Introduction Fall 2013

A jog through the urban neighborhoods around my apartment in Long Beach reveals the familiar landmarks of the Jewish, Buddhist, Catholic, Methodist, and Lutheran presence in this city, but also buildings for smaller religious groups such as the Community of Higher Consciousness and the Morningland Community of the Ascended Christ. This city is a microcosm of the larger pattern of emerging religious pluralism in the United States.

But religious diversity is not celebrated by everyone in the U.S. While in theory it is politically correct to be tolerant of other religious groups, the proximity of such communities—especially those labeled by some Christian apologists as “cults” but are described less pejoratively by others as New Religious Movements—can surface primal dispositions of fight or flight in even the most “open-minded” of Christians. “Can I pray with a Mormon neighbor?” “Should I allow my child to go to a slumber party at a friend’s house whose parents are Muslim?” “What do I do if my son starts to date a Jehovah’s Witness?” Questions like these raise real challenges of ordinary life in religiously pluralistic contexts in the U.S. And if a recent discussion with a group of forty adults from my church is any indication, underlying these questions are deep-seated fears of possible spiritual contamination, doctrinal compromise, and loss of religious certainty.
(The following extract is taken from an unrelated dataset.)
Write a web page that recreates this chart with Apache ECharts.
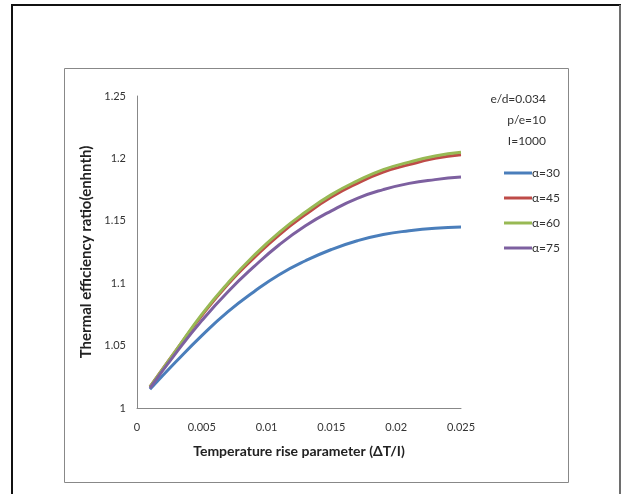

These primal emotions require us to examine our own dispositions along with our theological framework for relating to those who belong to new religions.

In the lead article, John Morehead provides an overview of evangelical approaches to New Religious Movements in the U.S.—those religious groups that have emerged alongside of historic world religions either as restorationist movements aimed at recovering lost religious truths or as movements that are novel in origin. Morehead goes on to argue that the New Testament stories of Jesus’ encounters with Samaritans are instructive for how we approach those who belong to New Religious Movements. Following the example of Jesus, Morehead argues that evangelicals should trade their fearful suspicion of these religious groups for the grace-shaped approach revealed in Jesus’ actions towards people from minority religious groups.